Too Many Men: A Novel
A brilliant tour de force that showcases Lily Brett's distinctive voice, flawless way with words, and acute sense of character and setting, Too Many Men is a fresh, penetrating novel filled with sensitivity, emotional complexity, and irreverent wit.
Ruth Rothwax a successful, independent, New York woman with her own business, Rothwax Correspondence, can find order and meaning in the words she writes for other people -- condolence letters, thank-you letters, even you-were-great-in-bed letters. But as the devoted daughter of Edek Rothwax, an Auschwitz survivor with a somewhat idiosyncratic approach to the English language.
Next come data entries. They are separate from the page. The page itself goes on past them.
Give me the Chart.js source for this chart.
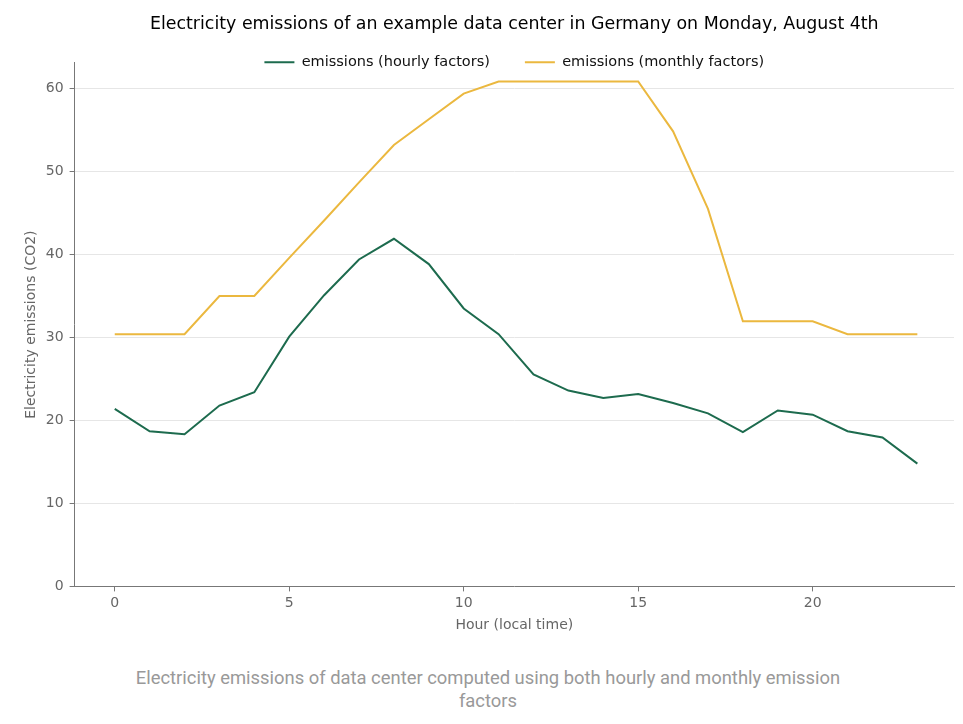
<!DOCTYPE html>
<html>
<head>
<meta charset="utf-8">
<script src="https://cdn.jsdelivr.net/npm/chart.js@4.4.1/dist/chart.umd.min.js"></script>
<style>
  body { margin: 0; background: #fff; }
  #wrap { width: 963px; height: 645px; }
  #caption {
    width: 740px;
    margin: 21px 0 0 118px;
    text-align: center;
    font-family: Roboto, sans-serif;
    font-size: 18.4px;
    line-height: 23px;
    color: #999;
  }
</style>
</head>
<body>
<div id="wrap"><canvas id="chart"></canvas></div>
<div id="caption">Electricity emissions of data center computed using both hourly and monthly emission factors</div>
<script>
const hours = [0, 1, 2, 3, 4, 5, 6, 7, 8, 9, 10, 11, 12, 13, 14, 15, 16, 17, 18, 19, 20, 21, 22, 23];
const hourlyEmissions = [21.4, 18.7, 18.35, 21.8, 23.4, 30.1, 35.1, 39.4, 41.9, 38.85, 33.5, 30.4,
  25.55, 23.6, 22.7, 23.2, 22.1, 20.85, 18.6, 21.2, 20.7, 18.7, 17.95, 14.8];
const monthlyEmissions = [30.4, 30.4, 30.4, 35.0, 35.0, 39.6, 44.1, 48.7, 53.2, 56.3, 59.4, 60.85,
  60.85, 60.85, 60.85, 60.85, 54.85, 45.5, 31.95, 31.95, 31.95, 30.4, 30.4, 30.4];
const xTicks = [0, 5, 10, 15, 20];
const yTicks = [0, 10, 20, 30, 40, 50, 60];

const FONT = "'DejaVu Sans', sans-serif";
const AXIS = "#777";

// legend overlaps the top edge of the plot: pull it up and widen its clip box
const legendNudge = {
  id: "legendNudge",
  afterLayout(chart) {
    const lg = chart.legend;
    if (lg) {
      lg.top -= 15;
      lg.bottom += 25;
    }
  },
};

const ctx = document.getElementById("chart");

new Chart(ctx, {
  type: "line",
  data: {
    datasets: [
      {
        label: "emissions (hourly factors)",
        data: hours.map((h, i) => ({ x: h, y: hourlyEmissions[i] })),
        borderColor: "#1d6b4e",
        backgroundColor: "#1d6b4e",
        borderWidth: 2,
      },
      {
        label: "emissions (monthly factors)",
        data: hours.map((h, i) => ({ x: h, y: monthlyEmissions[i] })),
        borderColor: "#ebb83f",
        backgroundColor: "#ebb83f",
        borderWidth: 2,
      },
    ],
  },
  plugins: [legendNudge],
  options: {
    responsive: true,
    maintainAspectRatio: false,
    animation: false,
    elements: {
      line: { tension: 0 },
      point: { radius: 0 },
    },
    layout: { padding: { left: 22, right: 9, top: 11, bottom: 7 } },
    plugins: {
      title: {
        display: true,
        text: "Electricity emissions of an example data center in Germany on Monday, August 4th",
        fullSize: false,
        color: "#000",
        font: { family: FONT, size: 17.4, weight: "normal" },
        padding: { top: 3, bottom: 0 },
      },
      legend: {
        position: "top",
        fullSize: false,
        maxHeight: 28,
        labels: {
          color: "#111",
          font: { family: FONT, size: 14.5 },
          boxWidth: 30,
          boxHeight: 2,
          padding: 35,
          generateLabels(chart) {
            return Chart.defaults.plugins.legend.labels
              .generateLabels(chart)
              .map((it) => ({ ...it, lineWidth: 0, fillStyle: it.strokeStyle }));
          },
        },
      },
      tooltip: { enabled: false },
    },
    scales: {
      x: {
        type: "linear",
        min: -1.15,
        max: 24.05,
        afterBuildTicks: (scale) => {
          scale.ticks = xTicks.map((v) => ({ value: v }));
        },
        grid: { drawOnChartArea: false, tickColor: AXIS, tickLength: 5 },
        border: { color: AXIS, width: 1 },
        ticks: { color: "#666", font: { family: FONT, size: 14 }, padding: 4 },
        title: {
          display: true,
          text: "Hour (local time)",
          color: "#666",
          font: { family: FONT, size: 14 },
          padding: { top: 1, bottom: 4 },
        },
      },
      y: {
        min: 0,
        max: 63.1,
        afterBuildTicks: (scale) => {
          scale.ticks = yTicks.map((v) => ({ value: v }));
        },
        grid: { color: "#e6e6e6", tickColor: AXIS, tickLength: 5 },
        border: { color: AXIS, width: 1 },
        ticks: { color: "#666", font: { family: FONT, size: 14 }, padding: 6 },
        title: {
          display: true,
          text: "Electricity emissions (CO2)",
          color: "#666",
          font: { family: FONT, size: 14 },
          padding: { top: 1, bottom: 0 },
        },
      },
    },
  },
});
</script>
</body>
</html>
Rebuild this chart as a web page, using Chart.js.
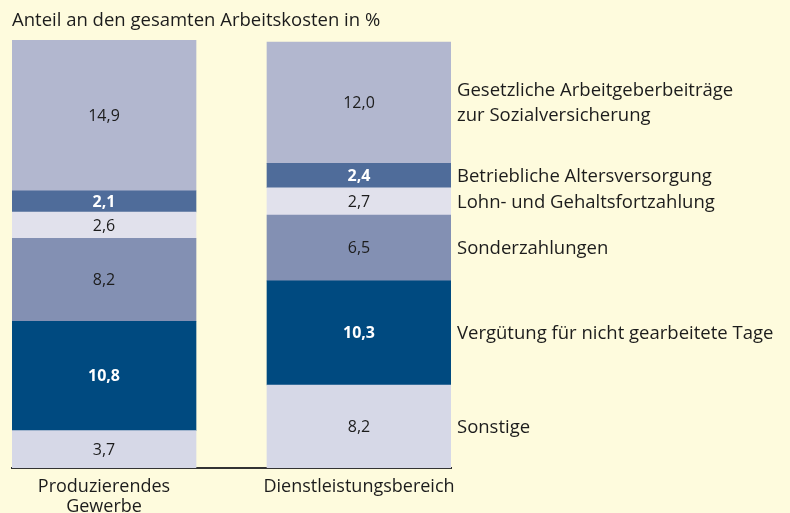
<!DOCTYPE html>
<html>
<head>
<meta charset="utf-8">
<script src="https://cdn.jsdelivr.net/npm/chart.js@4/dist/chart.umd.min.js"></script>
<style>
  body { margin: 0; background: #fefbdd; }
  canvas { display: block; }
</style>
</head>
<body>
<canvas id="kostenChart" width="790" height="513"></canvas>
<script>
const categories = [['Produzierendes', 'Gewerbe'], 'Dienstleistungsbereich'];

const sonstige     = [3.7, 8.2];
const verguetung   = [10.8, 10.3];
const sonder       = [8.2, 6.5];
const lohnFort     = [2.6, 2.7];
const betrieblich  = [2.1, 2.4];
const gesetzlich   = [14.9, 12.0];

const seriesNames = [
  'Sonstige',
  'Vergütung für nicht gearbeitete Tage',
  'Sonderzahlungen',
  'Lohn- und Gehaltsfortzahlung',
  'Betriebliche Altersversorgung',
  ['Gesetzliche Arbeitgeberbeiträge', 'zur Sozialversicherung']
];

const FONT = '"Open Sans", "Liberation Sans", Arial, sans-serif';
const TEXT = '#1c1c1c';

const allSeries = [sonstige, verguetung, sonder, lohnFort, betrieblich, gesetzlich];
const totals = categories.map((c, i) => allSeries.reduce((s, arr) => s + arr[i], 0));
const yMax = Math.max(...totals);

const toPoints = arr => arr.map((v, i) => ({ x: i, y: v }));
const fmt = v => v.toFixed(1).replace('.', ',');

const bar = (name, values, color, dark) => ({
  label: name,
  data: toPoints(values),
  backgroundColor: color,
  borderWidth: 0,
  barThickness: 184,
  valueColor: dark ? '#ffffff' : TEXT,
  valueBold: dark
});

const data = {
  datasets: [
    bar(seriesNames[0], sonstige, '#d6d8e7', false),
    bar(seriesNames[1], verguetung, '#004a80', true),
    bar(seriesNames[2], sonder, '#8390b3', false),
    bar(seriesNames[3], lohnFort, '#e1e1ec', false),
    bar(seriesNames[4], betrieblich, '#4f6c9a', true),
    bar(seriesNames[5], gesetzlich, '#b2b7cf', false)
  ]
};

// value text inside each segment
const valueLabels = {
  id: 'valueLabels',
  afterDatasetsDraw(chart) {
    const ctx = chart.ctx;
    ctx.save();
    ctx.textAlign = 'center';
    ctx.textBaseline = 'middle';
    chart.data.datasets.forEach((ds, di) => {
      const meta = chart.getDatasetMeta(di);
      meta.data.forEach((el, i) => {
        ctx.fillStyle = ds.valueColor;
        ctx.font = (ds.valueBold ? 'bold ' : '') + '16px ' + FONT;
        ctx.fillText(fmt(ds.data[i].y), el.x, (el.y + el.base) / 2 + 1);
      });
    });
    ctx.restore();
  }
};

// series names to the right of the second bar
const sideLabels = {
  id: 'sideLabels',
  afterDatasetsDraw(chart) {
    const ctx = chart.ctx;
    const x = chart.chartArea.right + 6;
    ctx.save();
    ctx.fillStyle = TEXT;
    ctx.font = '18.5px ' + FONT;
    ctx.textAlign = 'left';
    ctx.textBaseline = 'middle';
    chart.data.datasets.forEach((ds, di) => {
      const el = chart.getDatasetMeta(di).data[1];
      const mid = (el.y + el.base) / 2 + 1;
      const lines = Array.isArray(ds.label) ? ds.label : [ds.label];
      const lh = 25;
      lines.forEach((t, k) => {
        ctx.fillText(t, x, mid + (k - (lines.length - 1) / 2) * lh);
      });
    });
    ctx.restore();
  }
};

new Chart(document.getElementById('kostenChart'), {
  type: 'bar',
  data: data,
  plugins: [valueLabels, sideLabels],
  options: {
    responsive: false,
    animation: false,
    layout: { padding: { left: 12, right: 339, top: 0, bottom: 0 } },
    plugins: {
      legend: { display: false },
      tooltip: { enabled: false },
      title: {
        display: true,
        text: 'Anteil an den gesamten Arbeitskosten in %',
        align: 'start',
        color: TEXT,
        font: { family: FONT, size: 18.5, weight: 'normal', lineHeight: 1.2 },
        padding: { top: 10, bottom: 7.8 }
      }
    },
    scales: {
      x: {
        type: 'linear',
        stacked: true,
        offset: false,
        min: -0.3608,
        max: 1.3608,
        grid: { display: false, drawTicks: false },
        border: { display: true, color: '#333333', width: 2 },
        afterFit: s => { s.height = 45; },
        ticks: {
          stepSize: 1,
          includeBounds: false,
          autoSkip: false,
          maxRotation: 0,
          padding: 9,
          color: TEXT,
          font: { family: FONT, size: 18, lineHeight: 1.1 },
          callback: v => categories[v]
        }
      },
      y: {
        stacked: true,
        display: false,
        min: 0,
        max: yMax
      }
    }
  }
});
</script>
</body>
</html>
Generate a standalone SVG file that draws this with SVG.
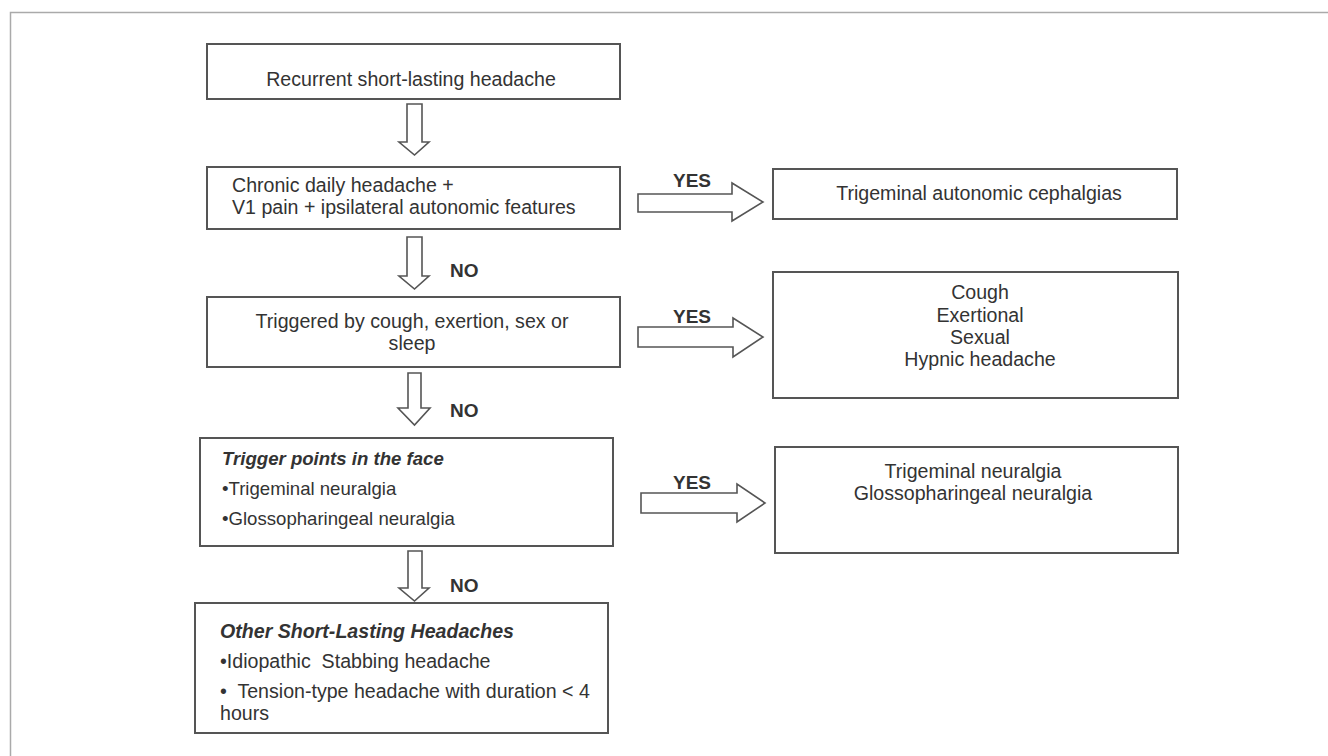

Ruth can find no words to tell her understand the loss her family experienced during World War II.
Ruth is obsessed with the idea of returning to Poland with her father, Edek, but she doesn't quite understand why she feels this so intensly. To make sense of her family's past -- and the way her parents' lives were suddenly torn apart by the Nazis -- yes. To visit the places where her beloved mother and father lived and almost died, certainly. But there's more to this trip than Ruth's extraordinary perceptiveness can identify. By facing Poland and the past, she can confront her own future.
The gripping story of a woman's search for memory and meaning, and the reconciliation of present and past within the complicated fabric of family, Too Many Men is an evocative exploration of the reverberations of loss and a remarkable journey of the heart that no reader will easily forget.